Several years ago, those in our small group noticed what looked like a homeless man sitting on the front lawn of our host home. At first, we were shocked because we were in a nice neighborhood and had never seen a homeless person in this area. We took turns questioning what we should do. Should we call the police? Should we offer him some food? What will we do if he has a weapon? However, our conjectures stopped the moment we saw the man stand up and approach the door. Now, we would have to interact with him. This situation was no longer hypothetical; it was real. Our host home provider answered the man's persistent knocks as we all assumed a nonchalant position in the living room. To our surprise, the man boldly walked in the house once the door was opened. He turned to face us, and it was then that we realized we knew who he was - he was our leader's husband, dressed up like a homeless man. Our small group leader had said her husband had to work late that night so he was the last person we expected to see walk through the door. Suddenly, we were ashamed of our verbal treatment of this man whom we now knew.

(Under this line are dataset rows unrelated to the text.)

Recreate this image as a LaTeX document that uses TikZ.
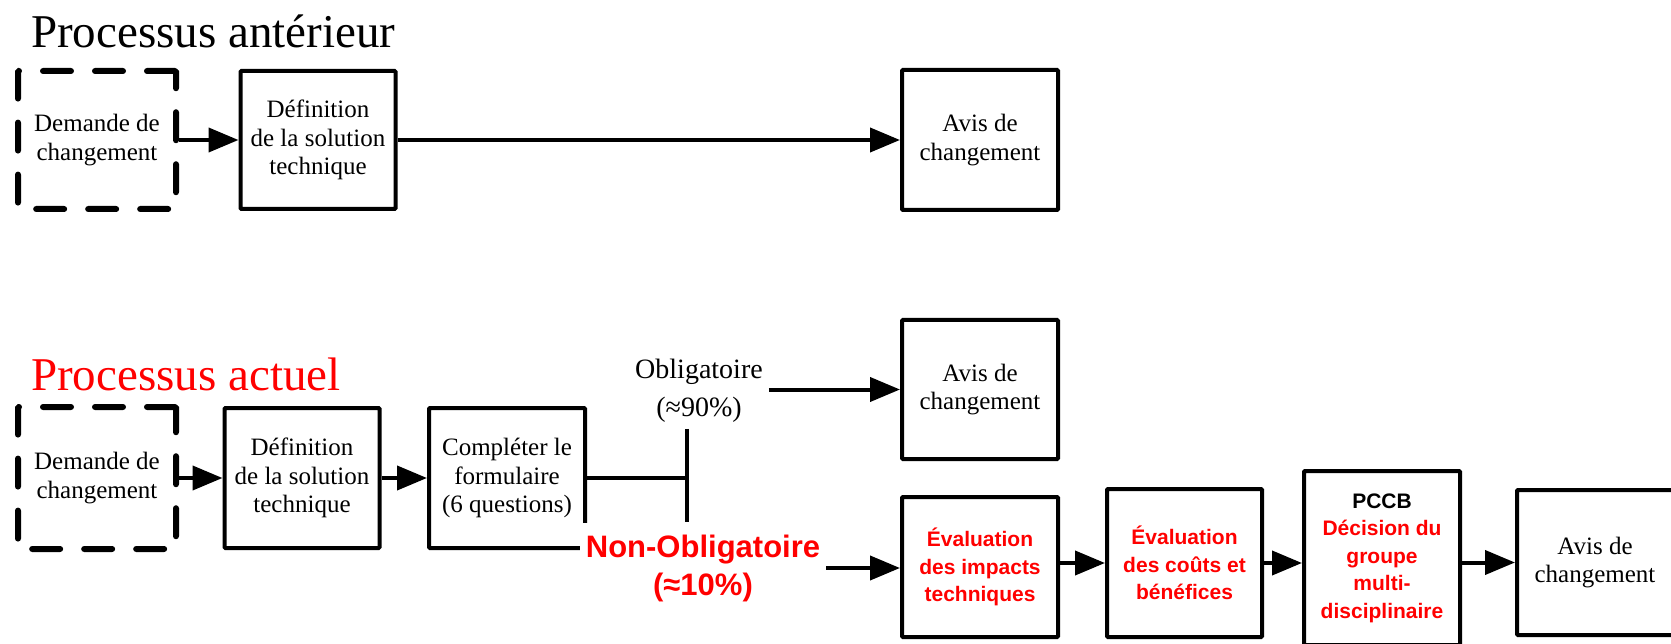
\documentclass[tikz,border=0pt]{standalone}
\usepackage{fontspec}
\setmainfont{Liberation Serif}
\newfontfamily\boldsans{Liberation Sans}
\usetikzlibrary{arrows.meta}

\begin{document}
\begin{tikzpicture}
[
	x=1pt, y=-1pt,
	box/.style={draw,line width=4pt,rounded corners=1pt,align=center,inner sep=0pt,font=\fontsize{25}{28.5}\selectfont},
	dashbox/.style={box,line width=6pt,dash pattern=on 28pt off 24pt,line cap=round},
	redbox/.style={box,text=red,font=\boldsans\bfseries\fontsize{21}{27.5}\selectfont},
	arr/.style={-{Triangle[length=30pt,width=24pt]},line width=4pt},
	title/.style={anchor=base west,inner sep=0pt,font=\fontsize{47}{50}\selectfont}
]

	\useasboundingbox (0,0) rectangle (1671,644);

	% titles
	\node[title] (titleold) at (31,48) {Processus antérieur};
	\node[title,text=red] (titlenew) at (31,390) {Processus actuel};

	% previous process
	\node[dashbox,minimum width=158pt,minimum height=138pt] (askold) at (97,140) {Demande de\\changement};
	\node[box,minimum width=155pt,minimum height=138pt] (defold) at (318,140) {Définition\\de la solution\\technique};
	\node[box,minimum width=156pt,minimum height=140pt] (noticeold) at (980,140) {Avis de\\changement};
	\draw[arr] (askold) -- (defold);
	\draw[arr] (defold) -- (noticeold);

	% current process
	\node[dashbox,minimum width=158pt,minimum height=142pt] (asknew) at (97,478) {Demande de\\changement};
	\node[box,minimum width=155pt,minimum height=140pt] (defnew) at (302,478) {Définition\\de la solution\\technique};
	\node[box,minimum width=156pt,minimum height=140pt] (form) at (507,478) {Compléter le\\formulaire\\(6 questions)};
	\draw[arr] (asknew) -- (defnew);
	\draw[arr] (defnew) -- (form);

	% branch
	\coordinate (fork) at (687,478);
	\node[align=center,inner sep=6pt,font=\fontsize{28}{38}\selectfont] (mand) at (699,391) {Obligatoire\\(≈90\%)};
	\node[fill=white,text=red,align=center,inner xsep=6pt,inner ysep=12pt,font=\boldsans\bfseries\fontsize{31}{38}\selectfont] (optional) at (703,568) {Non-Obligatoire\\(≈10\%)};
	\draw[line width=4pt] (form.east) -- (fork);
	\draw[line width=4pt] (fork |- mand.south) -- (fork |- optional.north);

	% mandatory
	\node[box,minimum width=156pt,minimum height=139pt] (noticemand) at (980,389.5) {Avis de\\changement};
	\draw[arr] (mand.east |- noticemand.west) -- (noticemand.west);

	% optional
	\node[redbox,minimum width=156pt,minimum height=140pt] (impacts) at (980,567) {Évaluation\\des impacts\\techniques};
	\node[redbox,minimum width=155pt,minimum height=148pt] (costs) at (1184.5,563) {Évaluation\\des coûts et\\bénéfices};
	\node[redbox,minimum width=156pt,minimum height=174pt] (pccb) at (1382,558) {\textcolor{black}{PCCB}\\Décision du\\groupe\\multi-\\disciplinaire};
	\node[box,minimum width=156pt,minimum height=145pt] (noticeopt) at (1595,562.5) {Avis de\\changement};
	\draw[arr] (optional.east) -- (optional.east -| impacts.west);
	\draw[arr] (impacts.east |- costs.west) -- (costs.west);
	\draw[arr] (costs.east) -- (costs.east -| pccb.west);
	\draw[arr] (pccb.east |- noticeopt.west) -- (noticeopt.west);

\end{tikzpicture}
\end{document}
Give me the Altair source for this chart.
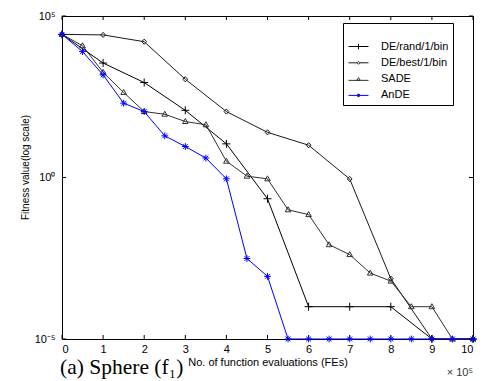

Once our friend joined the group, our leader asked, "What just happened?" The scripture we were studying that night was Luke 10:30-37, the story Jesus told about a man who had fallen into the hands of robbers who left him for dead on the side of the road. In the story, both a priest and a Levite passed by the man, but neither stopped to help him. The beaten man would have died, but eventually a Samaritan noticed him and took pity on him, getting him the help he needed. Having just personally experienced a similar situation with the homeless man, we easily entered into discussion that was emotional, intense, and life changing. Today, when I see a homeless person I cannot help but remember the role-playing, coupled with scripture, that permanently shifted my paradigm. I am now encouraged to decide daily to be or not to be what I believe.
During the Bible study portion of your small group, think about using drama or role-play to bring a principle or scripture to life. Drama is usually planned and rehearsed ahead of time, and role-playing is more spur-of-the-moment script reading. Consider these ideas:
- A surprise dramatic presentation (a staged, shocking confession from one of your group members; a problematic guest; or a pre-planned phone call during the meeting)
- A rehearsed skit by some of the group members
- Long portions of scripture separated into dialogue, typed and highlighted, and given to selected group members to read dramatically
- Acting out portions of scripture in small groups/charades
Bringing scripture to life with drama will help to deepen each person's awareness of God's truth by creatively encouraging them to apply the dramatized principle to his/her life.